Reproduce the entries word for word, and omit any picture you find in them.

Figure scripts:
-=-=-=-=-

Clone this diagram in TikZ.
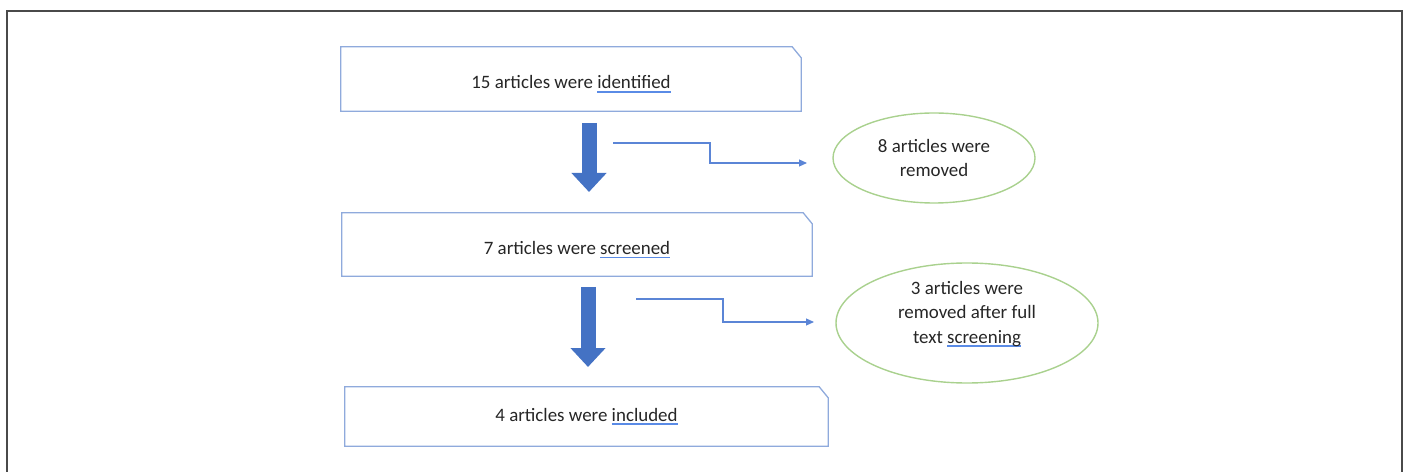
\documentclass[tikz,border=0pt]{standalone}
\usepackage{fontspec}
\setmainfont{Carlito}
\usetikzlibrary{arrows.meta,shapes.geometric}
\definecolor{boxblue}{HTML}{8FAADC}
\definecolor{arrblue}{HTML}{4472C4}
\definecolor{linblue}{HTML}{5B85D6}
\definecolor{elgreen}{HTML}{A9D18E}
\definecolor{ulblue}{HTML}{5A8BE6}
\definecolor{txt}{HTML}{262626}
\definecolor{frame}{HTML}{4A4A4A}
\newcommand{\blueul}[1]{\setbox0\hbox{#1}\rlap{\textcolor{ulblue}{\rule[-3.8pt]{\wd0}{1.6pt}}}\box0}
\tikzset{
  box/.style={draw=none, inner sep=0pt, text=txt, font=\fontsize{19}{23}\selectfont},
  lowtext/.style={text height=20pt, text depth=0pt},
  boxline/.style={draw=boxblue, line width=1.3bp},
  bigarrow/.style={draw=arrblue, line width=15bp, -{Triangle[width=34bp,length=19bp]}, arrblue},
  elbow/.style={draw=linblue, line width=1.1bp, -{Triangle[width=7bp,length=8bp]}},
  oval/.style={ellipse, draw=elgreen, line width=1.4bp, inner sep=0pt},
  ovaltext/.style={text=txt, align=center, font=\fontsize{19}{24.5}\selectfont}
}
\begin{document}
\begin{tikzpicture}[x=1bp,y=-1bp]
\useasboundingbox (0,0) rectangle (1407,472);
% outer frame
\draw[frame, line width=1.6bp] (7,472) -- (7,11) -- (1402,11) -- (1402,472);

% boxes
\node[box, lowtext, minimum width=460bp, minimum height=64bp] (b1) at (571,79) {15 articles were \blueul{identified}};
\node[box, lowtext, minimum width=470bp, minimum height=63bp] (b2) at (577,244.5) {7 articles were \blueul{screened}};
\node[box, minimum width=483bp, minimum height=59bp] (b3) at (586.5,416.5) {4 articles were \blueul{included}};
\foreach \b in {b1,b2,b3}{
  \draw[boxline] (\b.south west) -- (\b.north west) -- ([xshift=-9bp]\b.north east) -- ([yshift=-11bp]\b.north east) -- (\b.south east) -- cycle;
}

% ellipses
\node[oval, minimum width=202bp, minimum height=90bp,
      label={[ovaltext]center:{8 articles were\\removed}}] (r1) at (934,158) {};
\node[oval, minimum width=262bp, minimum height=120bp,
      label={[ovaltext,yshift=9bp]center:{3 articles were\\removed after full\\text \blueul{screening}}}] (r2) at (967,323) {};

% big down arrows
\coordinate (a1s) at (589,123);
\coordinate (a1e) at (589,192);
\coordinate (a2s) at (588,287);
\coordinate (a2e) at (588,367);
\draw[bigarrow] (a1s) -- (a1e);
\draw[bigarrow] (a2s) -- (a2e);

% elbow connectors
\coordinate (e1s) at (613,143);
\coordinate (e1e) at (807,163);
\coordinate (e2s) at (636,299);
\coordinate (e2e) at (814,322);
\draw[elbow] (e1s) -- (710,143) -- (710,163) -- (e1e);
\draw[elbow] (e2s) -- (723,299) -- (723,322) -- (e2e);
\end{tikzpicture}
\end{document}
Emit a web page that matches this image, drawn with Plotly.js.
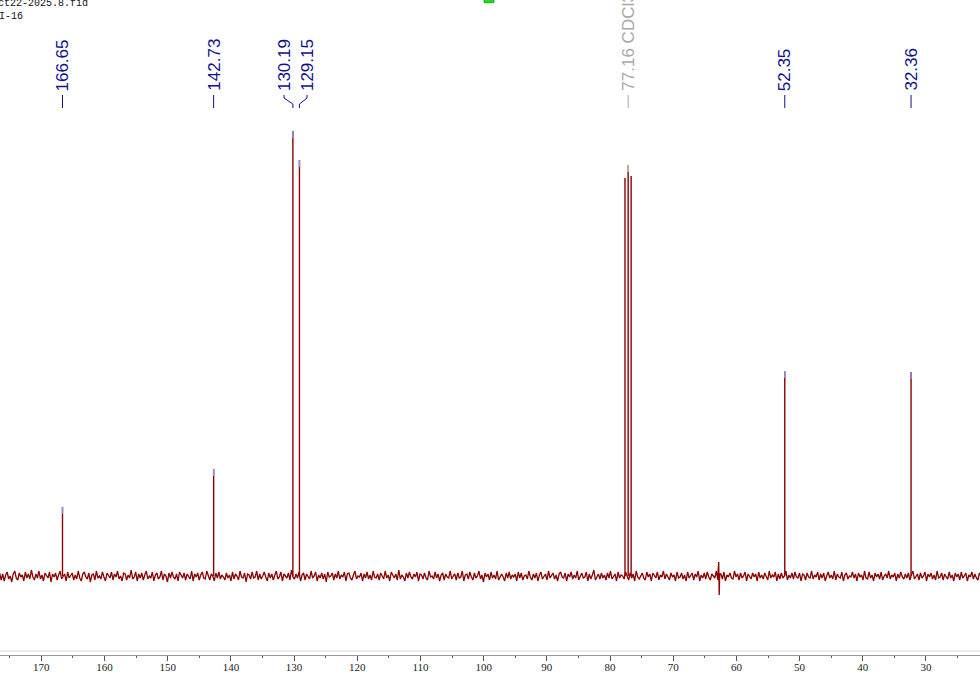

-=-=-=-=-

• THE ANSWER:
Clone this diagram in TikZ.
\documentclass[tikz,border=0pt]{standalone}
\usepackage{fontspec}
\setmainfont{Carlito}
\usetikzlibrary{arrows.meta,shapes.geometric}
\definecolor{boxblue}{HTML}{8FAADC}
\definecolor{arrblue}{HTML}{4472C4}
\definecolor{linblue}{HTML}{5B85D6}
\definecolor{elgreen}{HTML}{A9D18E}
\definecolor{ulblue}{HTML}{5A8BE6}
\definecolor{txt}{HTML}{262626}
\definecolor{frame}{HTML}{4A4A4A}
\newcommand{\blueul}[1]{\setbox0\hbox{#1}\rlap{\textcolor{ulblue}{\rule[-3.8pt]{\wd0}{1.6pt}}}\box0}
\tikzset{
  box/.style={draw=none, inner sep=0pt, text=txt, font=\fontsize{19}{23}\selectfont},
  lowtext/.style={text height=20pt, text depth=0pt},
  boxline/.style={draw=boxblue, line width=1.3bp},
  bigarrow/.style={draw=arrblue, line width=15bp, -{Triangle[width=34bp,length=19bp]}, arrblue},
  elbow/.style={draw=linblue, line width=1.1bp, -{Triangle[width=7bp,length=8bp]}},
  oval/.style={ellipse, draw=elgreen, line width=1.4bp, inner sep=0pt},
  ovaltext/.style={text=txt, align=center, font=\fontsize{19}{24.5}\selectfont}
}
\begin{document}
\begin{tikzpicture}[x=1bp,y=-1bp]
\useasboundingbox (0,0) rectangle (1407,472);
% outer frame
\draw[frame, line width=1.6bp] (7,472) -- (7,11) -- (1402,11) -- (1402,472);

% boxes
\node[box, lowtext, minimum width=460bp, minimum height=64bp] (b1) at (571,79) {15 articles were \blueul{identified}};
\node[box, lowtext, minimum width=470bp, minimum height=63bp] (b2) at (577,244.5) {7 articles were \blueul{screened}};
\node[box, minimum width=483bp, minimum height=59bp] (b3) at (586.5,416.5) {4 articles were \blueul{included}};
\foreach \b in {b1,b2,b3}{
  \draw[boxline] (\b.south west) -- (\b.north west) -- ([xshift=-9bp]\b.north east) -- ([yshift=-11bp]\b.north east) -- (\b.south east) -- cycle;
}

% ellipses
\node[oval, minimum width=202bp, minimum height=90bp,
      label={[ovaltext]center:{8 articles were\\removed}}] (r1) at (934,158) {};
\node[oval, minimum width=262bp, minimum height=120bp,
      label={[ovaltext,yshift=9bp]center:{3 articles were\\removed after full\\text \blueul{screening}}}] (r2) at (967,323) {};

% big down arrows
\coordinate (a1s) at (589,123);
\coordinate (a1e) at (589,192);
\coordinate (a2s) at (588,287);
\coordinate (a2e) at (588,367);
\draw[bigarrow] (a1s) -- (a1e);
\draw[bigarrow] (a2s) -- (a2e);

% elbow connectors
\coordinate (e1s) at (613,143);
\coordinate (e1e) at (807,163);
\coordinate (e2s) at (636,299);
\coordinate (e2e) at (814,322);
\draw[elbow] (e1s) -- (710,143) -- (710,163) -- (e1e);
\draw[elbow] (e2s) -- (723,299) -- (723,322) -- (e2e);
\end{tikzpicture}
\end{document}
Emit a web page that matches this image, drawn with Plotly.js.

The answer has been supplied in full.